We just spent the past few weeks working specifically on tempo maps for our album, and almost every section has a tiny shift somewhere.
The way we did it was me (guitar) and the singer went through every song and created a draft map.
Then we'd go try it out with the drummer playing on an electric kit, and make adjustments as necessary. The only reason we did it in two sections not one was due to the drummer's work schedule, but I think it allowed me and the singer to discuss and notice things before we started the 'real' mapping.
We also referenced and analysed rehearsal recordings. It helps if you have a few versions of the same song to see if you do something every time that sounds good (or bad).
Two important things to note:
1. We're a hard rock band not a metal band, so YMMV with my own learnings here.
2. We don't write to a click, when we send each other song ideas it is not to a click, and we don't do 'high quality demos', we just record with a stereo mic in the practice room/bedroom and don't over analyse it performance wise.
When mapping:
We noticed that on big chorus fills we sometimes (not always) 'push' slightly, so sometimes need to start a hair early next bar compared to static click. Feels totally natural when playing as a band (no click) to push (tiny tiny amount) but if we tried to force it to static click the fill would end up needing to sound too robotic, or lose the energy from what we wrote. So sometimes pushing one or more beats up a tiny tiny bit on chorus bars with massive fills. There is also a song where some fills have a slight pull feel in the middle 8, so the tempo map got pulled back a tiny bit. We found that mapping beat to beat isn't totally necessary, it is more important that the next bar naturally starts on the 1 again. Do this however works best (it was sometimes whole fill bar up/down Xbpm, and sometimes beat 3+4, or beat 4 up/down Xbpm). Just try to have it that when the main beat comes back in right when it should musically.

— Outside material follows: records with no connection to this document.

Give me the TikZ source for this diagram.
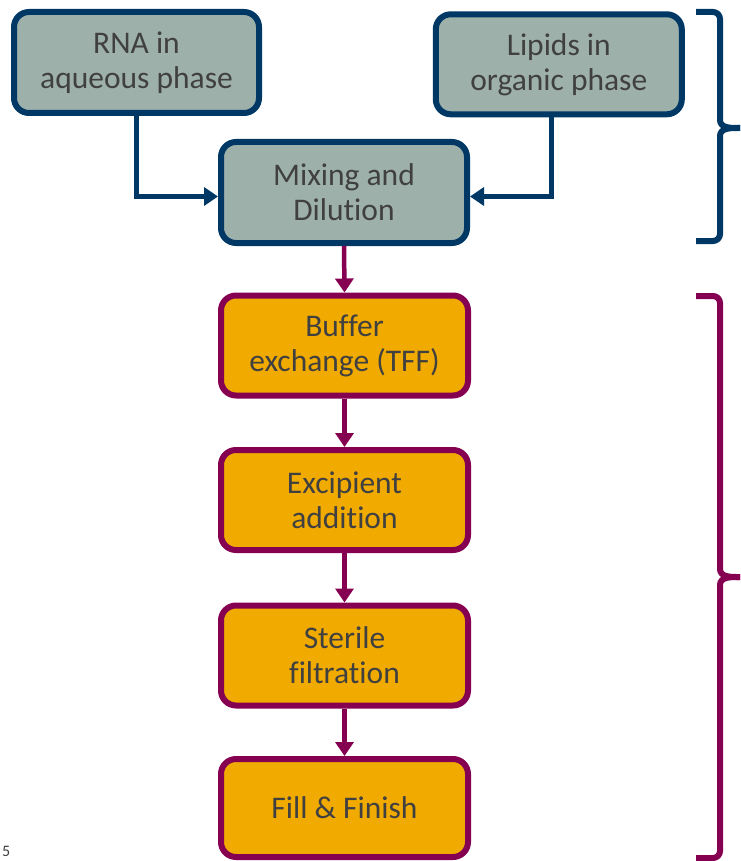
\documentclass[tikz,border=0pt]{standalone}
\usepackage{fontspec}
\setmainfont{Carlito}[Ligatures={NoCommon}]
\usetikzlibrary{arrows.meta}
\definecolor{navy}{RGB}{0,56,101}
\definecolor{sage}{RGB}{158,176,170}
\definecolor{plum}{RGB}{134,0,82}
\definecolor{amber}{RGB}{240,170,0}
\definecolor{txt}{RGB}{64,64,64}
\tikzset{
  box/.style={rounded corners=15pt, line width=6pt, minimum width=245pt, minimum height=101pt,
    align=center, text=txt, font=\fontsize{31.5}{35}\selectfont, inner sep=0pt},
  topbox/.style={box, draw=navy, fill=sage},
  procbox/.style={box, draw=plum, fill=amber, minimum width=247pt, minimum height=100pt},
  navyarr/.style={draw=navy, line width=4.5pt, -{Triangle[length=14pt,width=18pt]}},
  plumarr/.style={draw=plum, line width=4.5pt, -{Triangle[length=14pt,width=18pt]}},
  bracestyle/.style={line width=6pt}
}
\begin{document}
\begin{tikzpicture}[x=1pt,y=-1pt]
\useasboundingbox (0,0) rectangle (740,861);
\node[topbox] (rna) at (136.5,62.5) {RNA in\\aqueous phase};
\node[topbox, minimum width=246pt, minimum height=100pt] (lip) at (558.8,64.3) {Lipids in\\organic phase};
\node[topbox, minimum width=246pt] (mix) at (344,192.5) {Mixing and\\Dilution};
\node[procbox] (buf) at (344.5,345.5) {Buffer\\exchange (TFF)};
\node[procbox] (exc) at (344.5,500) {Excipient\\addition};
\node[procbox] (ster) at (344.5,655.5) {Sterile\\filtration};
\node[procbox, minimum height=98pt] (fill) at (344.5,808) {Fill \& Finish};
\coordinate (lv) at (551.5,0);
\draw[navyarr] (rna.south) |- ([yshift=-4pt]mix.west);
\draw[navyarr] (lv |- lip.south) |- ([yshift=-4pt]mix.east);
\draw[plumarr] (mix.south) -- (buf.north);
\draw[plumarr] (buf.south) -- (exc.north);
\draw[plumarr] (exc.south) -- (ster.north);
\draw[plumarr] (ster.south) -- (fill.north);
% braces
\draw[bracestyle, navy] (696,12) -- (713,12) to[out=0,in=90] (720,19) -- (720,120) to[out=-90,in=180] (740,128);
\draw[bracestyle, navy] (740,128) to[out=180,in=90] (720,136) -- (720,234) to[out=-90,in=0] (713,241) -- (696,241);
\draw[bracestyle, plum] (696,296) -- (713,296) to[out=0,in=90] (720,303) -- (720,569) to[out=-90,in=180] (740,577);
\draw[bracestyle, plum] (740,577) to[out=180,in=90] (720,585) -- (720,851) to[out=-90,in=0] (713,858) -- (696,858);
\node[anchor=base west, text=txt, font=\fontsize{16}{18}\selectfont, inner sep=0pt] (pg) at (2,856) {5};
\end{tikzpicture}
\end{document}
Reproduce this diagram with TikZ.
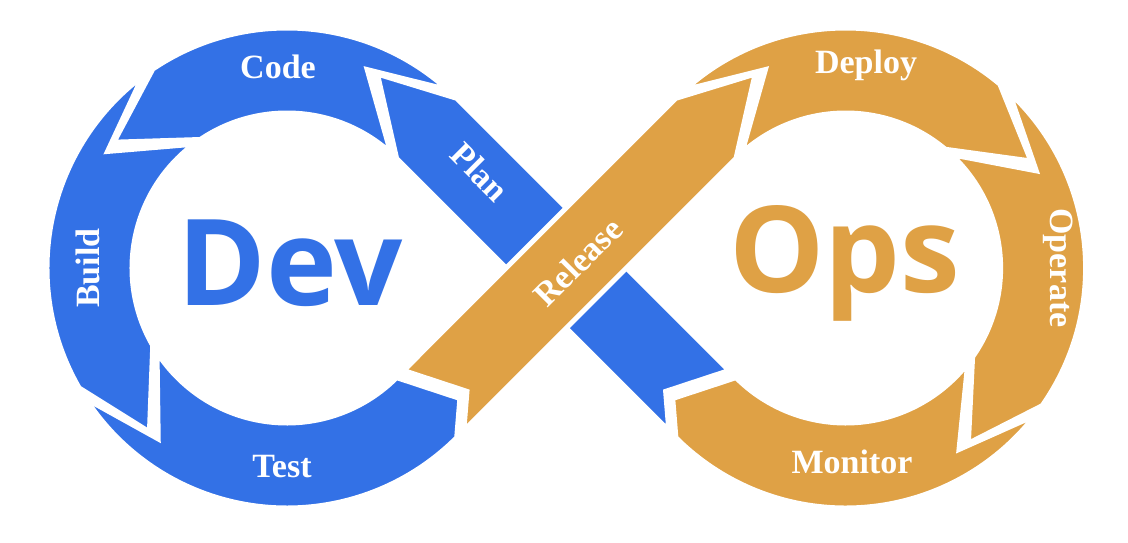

You have to make a judgement call on if changing tempo sounds good or bad. Sometimes you do it live because you're speeding up/getting over excited, and the song would sound better if you held it steady. So don't change just because it is a new section, change if it needs to.
Four key things I learned specifically relating to tempo mapping -
1. The tempo map is done when the band can play along with it and it feels natural. If a section naturally speeds up or slows down the click should catch where you go. The drummer shouldn't feel like they have to change the way they play fills to work with the metronome, the metronome should follow them. This was pretty crucial to us. By the same token - if the drummer is playing it shit, tell them, don't account for it in the click. But if it sounds good to push/pull then make the click follow it.
2. The numbers mean nothing meaningful so don't get hung up on them. If you need to change bpm by 5 you need to do it, if it only needs 1 that is fine. On one song that is around 83bpm we even found out we had to do a half bpm increase for the chorus to get the feel right.
3. When you check changes check in context, don't just check a section at a time, or a bar at a time. It is time consuming but you really need to check against the sections either side to make sure it flows well. Also when it is done check it the whole way through more than one time and make sure everyone agrees, or at least accepts your final decision if there is disagreement (I'm assuming you're in charge).
4. Think of the big picture - for us we have 100% clean vocals, so if we were deciding between two BPM's for a section the most important is which makes the vocal delivery sound best.